The strikingly morbid poem “War Photo” makes a nice appendix to Susan Sontag’s final book
Regarding the Pain of Others, finding beauty and solace and finally saying a kind of prayer for a nameless dead victim of some atrocity. I especially liked the unambiguously themed “Weather.” Like “Dutiful,” “Weather” tries to figure out how guilty one should feel about issues clearly greater than any individual action. Climate change is conveyed with awe and alienation, with unease toward our culpability in the climate’s new layer of threat to human life. Weather is “blind and deaf and stupendous,” Atwood writes, “and has no mind of its own ... 
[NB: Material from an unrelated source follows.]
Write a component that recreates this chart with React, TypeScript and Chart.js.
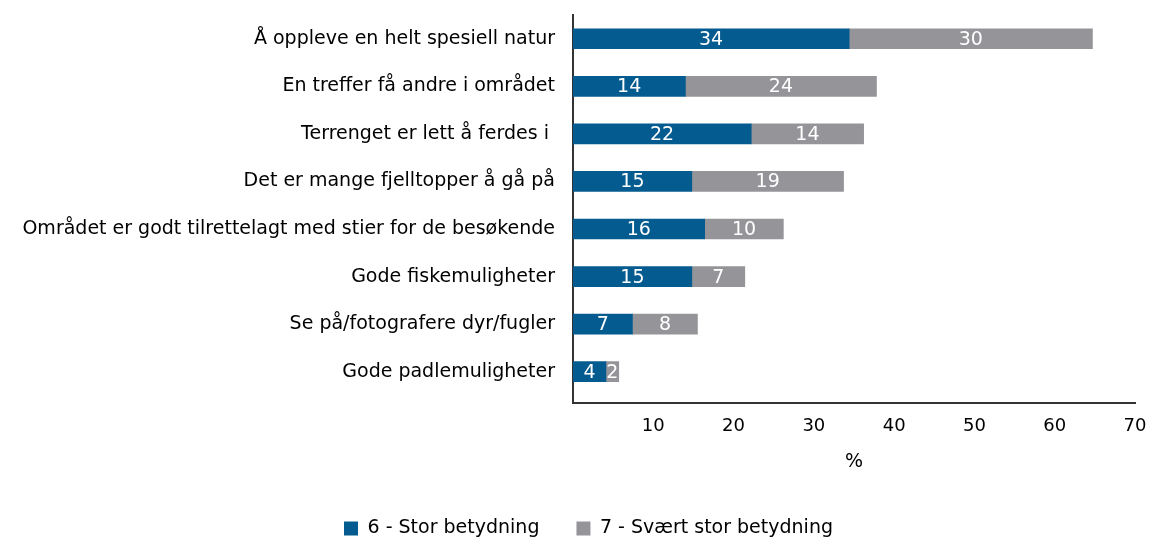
import React, { useEffect, useRef } from "react";
import { Chart, registerables, CategoryScale } from "chart.js";

Chart.register(...registerables);

class PaddedCategoryScale extends (CategoryScale as any) {
  static id = "paddedCategory";
  static defaults = (CategoryScale as any).defaults;
  configure() {
    super.configure();
    // a little extra room below the last category, as in the reference
    this._valueRange += 0.075;
  }
}
Chart.register(PaddedCategoryScale as any);

const categories = [
  "Å oppleve en helt spesiell natur",
  "En treffer få andre i området",
  "Terrenget er lett å ferdes i ",
  "Det er mange fjelltopper å gå på",
  "Området er godt tilrettelagt med stier for de besøkende",
  "Gode fiskemuligheter",
  "Se på/fotografere dyr/fugler",
  "Gode padlemuligheter",
];
const stor = [34.4, 14.0, 22.2, 14.8, 16.4, 14.8, 7.4, 4.1];
const svaertStor = [30.3, 23.8, 14.0, 18.9, 9.8, 6.6, 8.1, 1.6];
const seriesNames = ["6 - Stor betydning", "7 - Svært stor betydning"];
const xTicks = [10, 20, 30, 40, 50, 60, 70];

const FONT = "'DejaVu Sans', sans-serif";

const barLabels = {
  id: "barLabels",
  afterDatasetsDraw(chart: any) {
    const ctx = chart.ctx;
    ctx.save();
    ctx.fillStyle = "#ffffff";
    ctx.font = `19px ${FONT}`;
    ctx.textAlign = "center";
    ctx.textBaseline = "middle";
    chart.data.datasets.forEach((ds: any, i: number) => {
      const meta = chart.getDatasetMeta(i);
      meta.data.forEach((bar: any, j: number) => {
        const v = ds.data[j];
        const cx = (bar.x + bar.base) / 2;
        ctx.fillText(String(Math.round(v)), cx, bar.y + 1);
      });
    });
    ctx.restore();
  },
};

const legendFix = {
  id: "legendFix",
  afterInit(chart: any) {
    const lg = chart.legend;
    if (!lg) return;
    const f = lg.fit.bind(lg);
    lg.fit = () => {
      f();
      lg.height = 57;
    };
    const d = lg.draw.bind(lg);
    lg.draw = () => {
      const ctx = chart.ctx;
      ctx.save();
      ctx.translate(21, 0);
      d();
      ctx.restore();
    };
  },
};

export default function App() {
  const ref = useRef<HTMLCanvasElement>(null);
  useEffect(() => {
    document.body.style.margin = "0";
    const chart = new Chart(ref.current!, {
      type: "bar",
      data: {
        labels: categories,
        datasets: [
          { label: seriesNames[0], data: stor, backgroundColor: "#045b8f", barThickness: 20 },
          { label: seriesNames[1], data: svaertStor, backgroundColor: "#959599", barThickness: 20 },
        ],
      },
      options: {
        indexAxis: "y",
        animation: false,
        responsive: false,
        layout: { padding: { top: 15, right: 14, left: 0, bottom: 0 } },
        plugins: {
          tooltip: { enabled: false },
          legend: {
            position: "bottom",
            labels: {
              boxWidth: 14,
              boxHeight: 14,
              color: "#000",
              font: { family: FONT, size: 19 },
              padding: 37,
            },
          },
        },
        scales: {
          x: {
            stacked: true,
            min: 0,
            max: 70,
            afterBuildTicks: (axis: any) => {
              axis.ticks = [0, ...xTicks].map((v) => ({ value: v }));
            },
            afterFit: (axis: any) => {
              axis.paddingRight = 0;
              axis.paddingLeft = 0;
            },
            ticks: {
              color: "#000",
              font: { family: FONT, size: 18 },
              padding: 13,
              maxRotation: 0,
              callback: (v: any) => (v === 0 ? "" : String(v)),
            },
            grid: { display: false, drawTicks: false },
            border: { display: true, color: "#333", width: 2 },
            title: {
              display: true,
              text: "%",
              color: "#000",
              font: { family: FONT, size: 19 },
              padding: { top: 0, bottom: 9 },
            },
          },
          y: {
            type: "paddedCategory" as any,
            stacked: true,
            afterFit: (axis: any) => {
              axis.width = 573;
              axis.paddingTop = 0;
              axis.paddingBottom = 0;
            },
            ticks: {
              color: "#000",
              font: { family: FONT, size: 19 },
              padding: 18,
            },
            grid: { display: false, drawTicks: false },
            border: { display: true, color: "#333", width: 2 },
          },
        },
      },
      plugins: [barLabels, legendFix],
    });
    return () => chart.destroy();
  }, []);
  return <canvas ref={ref} width={1149} height={539} style={{ display: "block" }} />;
}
       Or does it? What if it does? 
       Suppose you were to pray to it, 
      what would you say?”

I don’t know if it’s because I always hear Atwood’s actual voice when I read her poetry, but hers strikes me always as a voice of authority. (Even when that voice comes across as too arch, which it rarely does here.) In “The Poet Has Come Back ...” Atwood implies that the poet’s authority can be maintained so long as the poet remains outsider and outlaw. In “Another Visit to the Oracle” this authority is summoned up in humorous and tremendous language that surveys the most frightful blind corners of modern life and carves out some role for the writer in it, ending with a summation that’s memorably piercing and unafraid to take up the torch of the great seer.

      “I’ll tell your story – 
      your story that was once so graceful 
      but now it is dark. 
      That’s what I do: 
      I tell dark stories 
      before and after they come true.”